Starting at the first line of the listing below, repeat each line up to and including the one containing "the Key Concepts</text>". Leave out pictures.

____________

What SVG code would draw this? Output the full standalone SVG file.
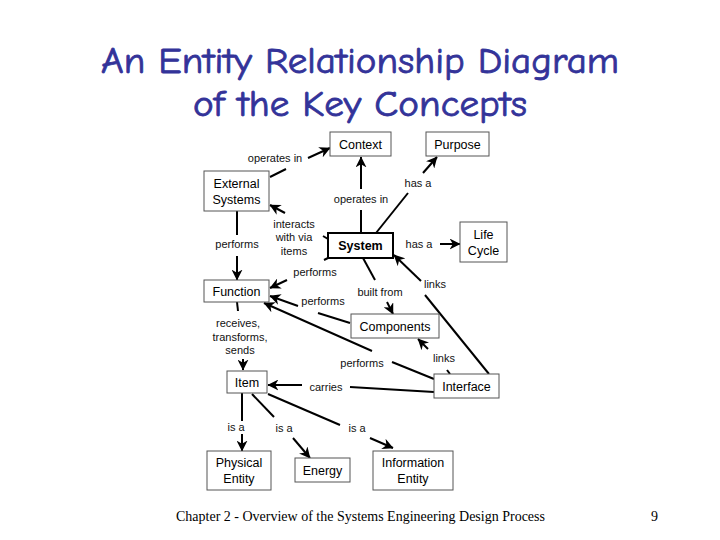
<svg xmlns="http://www.w3.org/2000/svg" width="720" height="540" viewBox="0 0 720 540">
<style>
.title{font-family:"Comic Neue","DejaVu Sans",sans-serif;font-size:36px;font-weight:normal;fill:#333399;stroke:#333399;stroke-width:0.8;text-anchor:middle}
.box{fill:#fff;stroke:#555;stroke-width:1}
.sys{fill:#fff;stroke:#000;stroke-width:2}
.nt{font-family:"Liberation Sans",Arial,sans-serif;font-size:12.5px;fill:#000;text-anchor:middle}
.lb{font-family:"Liberation Sans",Arial,sans-serif;font-size:11px;fill:#111;text-anchor:middle}
.ln{stroke:#000;stroke-width:2;fill:none}
.ft{font-family:"Liberation Serif","Times New Roman",serif;font-size:14px;fill:#000}
</style>
<defs>
<marker id="a" viewBox="0 0 10 10" refX="9.5" refY="5" markerWidth="11" markerHeight="11" orient="auto" markerUnits="userSpaceOnUse">
<path d="M0,0 L10,5 L0,10 L3,5 z" fill="#000"/>
</marker>
</defs>
<rect width="720" height="540" fill="#fff"/>
<text class="title" x="360" y="73" textLength="518" lengthAdjust="spacingAndGlyphs">An Entity Relationship Diagram</text>
<text class="title" x="360" y="116" textLength="334" lengthAdjust="spacingAndGlyphs">of the Key Concepts</text>

<g id="connectors">
<!-- External Systems -> Context -->
<line class="ln" x1="270" y1="177" x2="286" y2="169"/>
<line class="ln" x1="308" y1="158" x2="330" y2="148" marker-end="url(#a)"/>
<text class="lb" x="275" y="162">operates in</text>
<!-- System -> Context -->
<line class="ln" x1="361" y1="233" x2="361" y2="210"/>
<line class="ln" x1="361" y1="189" x2="361" y2="157" marker-end="url(#a)"/>
<text class="lb" x="361" y="203">operates in</text>
<!-- System -> Purpose -->
<line class="ln" x1="376" y1="233" x2="408" y2="193"/>
<line class="ln" x1="423" y1="173" x2="437" y2="157" marker-end="url(#a)"/>
<text class="lb" x="418" y="187">has a</text>
<!-- System -> External Systems -->
<line class="ln" x1="323" y1="236" x2="328" y2="239"/>
<line class="ln" x1="285" y1="213" x2="270" y2="205" marker-end="url(#a)"/>
<text class="lb" x="294" y="228">interacts</text>
<text class="lb" x="294" y="241">with via</text>
<text class="lb" x="294" y="255">items</text>
<!-- External Systems -> Function -->
<line class="ln" x1="237" y1="211" x2="237" y2="235"/>
<line class="ln" x1="237" y1="256" x2="237" y2="280" marker-end="url(#a)"/>
<text class="lb" x="237" y="248">performs</text>
<!-- System -> Life Cycle -->
<line class="ln" x1="440" y1="244" x2="460" y2="244" marker-end="url(#a)"/>
<text class="lb" x="419" y="248">has a</text>
<!-- System -> Function -->
<line class="ln" x1="324" y1="260" x2="328" y2="258"/>
<line class="ln" x1="287" y1="280" x2="270" y2="288" marker-end="url(#a)"/>
<text class="lb" x="315" y="276">performs</text>
<!-- Components -> Function -->
<line class="ln" x1="350" y1="323" x2="318" y2="313"/>
<line class="ln" x1="298" y1="306" x2="270" y2="296" marker-end="url(#a)"/>
<text class="lb" x="323" y="305">performs</text>
<!-- Interface -> Function -->
<line class="ln" x1="434" y1="379" x2="392" y2="362"/>
<line class="ln" x1="372" y1="351" x2="264" y2="303" marker-end="url(#a)"/>
<text class="lb" x="362" y="367">performs</text>
<!-- System -> Components -->
<line class="ln" x1="363" y1="258" x2="375" y2="280"/>
<line class="ln" x1="387" y1="302" x2="393" y2="314" marker-end="url(#a)"/>
<text class="lb" x="380" y="296">built from</text>
<!-- Interface -> System -->
<line class="ln" x1="489" y1="374" x2="425" y2="295"/>
<line class="ln" x1="421" y1="281" x2="394" y2="255" marker-end="url(#a)"/>
<text class="lb" x="435" y="288">links</text>
<!-- Interface -> Components -->
<line class="ln" x1="447" y1="370" x2="450" y2="374"/>
<line class="ln" x1="428" y1="349" x2="418" y2="339" marker-end="url(#a)"/>
<text class="lb" x="444" y="362">links</text>
<!-- Interface -> Item -->
<line class="ln" x1="434" y1="392" x2="350" y2="387"/>
<line class="ln" x1="302" y1="385" x2="268" y2="385" marker-end="url(#a)"/>
<text class="lb" x="326" y="391">carries</text>
<!-- Function -> Item -->
<line class="ln" x1="237" y1="302" x2="238" y2="311"/>
<line class="ln" x1="243" y1="359" x2="243" y2="370" marker-end="url(#a)"/>
<text class="lb" x="238" y="327">receives,</text>
<text class="lb" x="240" y="341">transforms,</text>
<text class="lb" x="240" y="354">sends</text>
<!-- Item -> Physical Entity -->
<line class="ln" x1="242" y1="393" x2="242" y2="421"/>
<line class="ln" x1="242" y1="434" x2="242" y2="451" marker-end="url(#a)"/>
<text class="lb" x="236" y="431">is a</text>
<!-- Item -> Energy -->
<line class="ln" x1="252" y1="394" x2="274" y2="417"/>
<line class="ln" x1="293" y1="438" x2="310" y2="458" marker-end="url(#a)"/>
<text class="lb" x="284" y="432">is a</text>
<!-- Item -> Information Entity -->
<line class="ln" x1="268" y1="394" x2="340" y2="425"/>
<line class="ln" x1="370" y1="438" x2="393" y2="448" marker-end="url(#a)"/>
<text class="lb" x="357" y="432">is a</text>
</g>

<g id="context"><rect class="box" x="330" y="132" width="61" height="24"/><text class="nt" x="360.5" y="149">Context</text></g>
<g id="purpose"><rect class="box" x="426" y="132" width="63" height="24"/><text class="nt" x="457.5" y="149">Purpose</text></g>
<g id="external-systems"><rect class="box" x="204" y="171" width="65" height="40"/><text class="nt" x="236.5" y="188">External</text><text class="nt" x="236.5" y="204">Systems</text></g>
<g id="system"><rect class="sys" x="328" y="233" width="65" height="25"/><text class="nt" x="360.5" y="250" font-weight="bold">System</text></g>
<g id="life-cycle"><rect class="box" x="460" y="222" width="47" height="40"/><text class="nt" x="483.5" y="239">Life</text><text class="nt" x="483.5" y="255">Cycle</text></g>
<g id="function"><rect class="box" x="204" y="280" width="65" height="22"/><text class="nt" x="236.5" y="296">Function</text></g>
<g id="components"><rect class="box" x="351" y="314" width="88" height="24"/><text class="nt" x="395" y="331">Components</text></g>
<g id="item"><rect class="box" x="227" y="371" width="40" height="22"/><text class="nt" x="247" y="387">Item</text></g>
<g id="interface"><rect class="box" x="434" y="374" width="65" height="24"/><text class="nt" x="466.5" y="391">Interface</text></g>
<g id="physical-entity"><rect class="box" x="207" y="451" width="64" height="39"/><text class="nt" x="239" y="467">Physical</text><text class="nt" x="239" y="483">Entity</text></g>
<g id="energy"><rect class="box" x="295" y="458" width="55" height="24"/><text class="nt" x="322.5" y="475">Energy</text></g>
<g id="information-entity"><rect class="box" x="373" y="451" width="80" height="39"/><text class="nt" x="413" y="467">Information</text><text class="nt" x="413" y="483">Entity</text></g>

<text class="ft" x="176" y="521">Chapter 2 - Overview of the Systems Engineering Design Process</text>
<text class="ft" x="651" y="521">9</text>
</svg>
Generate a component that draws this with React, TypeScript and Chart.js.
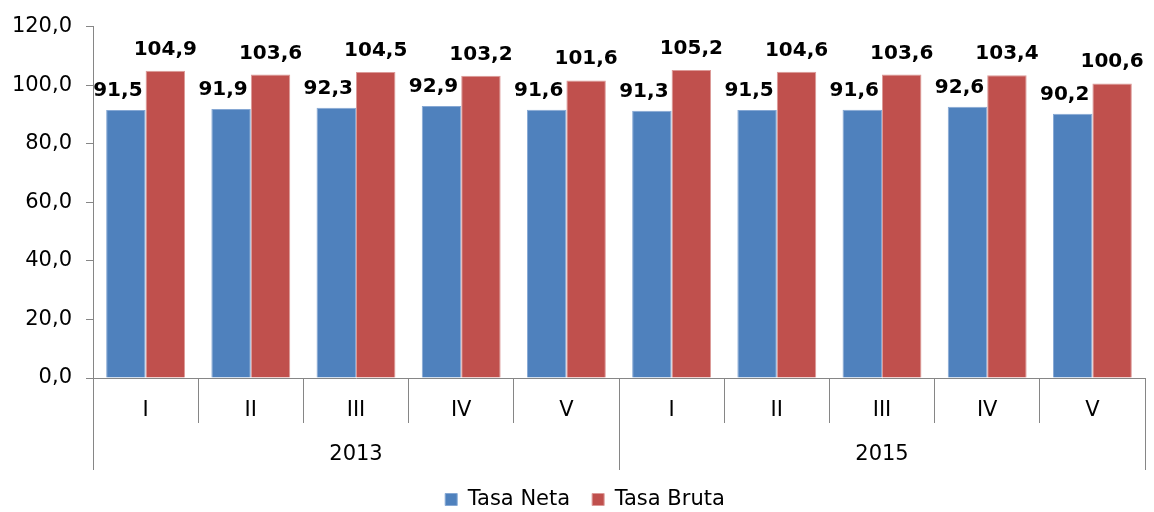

____________

### Exercise response:
What SVG code would draw this? Output the full standalone SVG file.
<svg xmlns="http://www.w3.org/2000/svg" width="720" height="540" viewBox="0 0 720 540">
<style>
.title{font-family:"Comic Neue","DejaVu Sans",sans-serif;font-size:36px;font-weight:normal;fill:#333399;stroke:#333399;stroke-width:0.8;text-anchor:middle}
.box{fill:#fff;stroke:#555;stroke-width:1}
.sys{fill:#fff;stroke:#000;stroke-width:2}
.nt{font-family:"Liberation Sans",Arial,sans-serif;font-size:12.5px;fill:#000;text-anchor:middle}
.lb{font-family:"Liberation Sans",Arial,sans-serif;font-size:11px;fill:#111;text-anchor:middle}
.ln{stroke:#000;stroke-width:2;fill:none}
.ft{font-family:"Liberation Serif","Times New Roman",serif;font-size:14px;fill:#000}
</style>
<defs>
<marker id="a" viewBox="0 0 10 10" refX="9.5" refY="5" markerWidth="11" markerHeight="11" orient="auto" markerUnits="userSpaceOnUse">
<path d="M0,0 L10,5 L0,10 L3,5 z" fill="#000"/>
</marker>
</defs>
<rect width="720" height="540" fill="#fff"/>
<text class="title" x="360" y="73" textLength="518" lengthAdjust="spacingAndGlyphs">An Entity Relationship Diagram</text>
<text class="title" x="360" y="116" textLength="334" lengthAdjust="spacingAndGlyphs">of the Key Concepts</text>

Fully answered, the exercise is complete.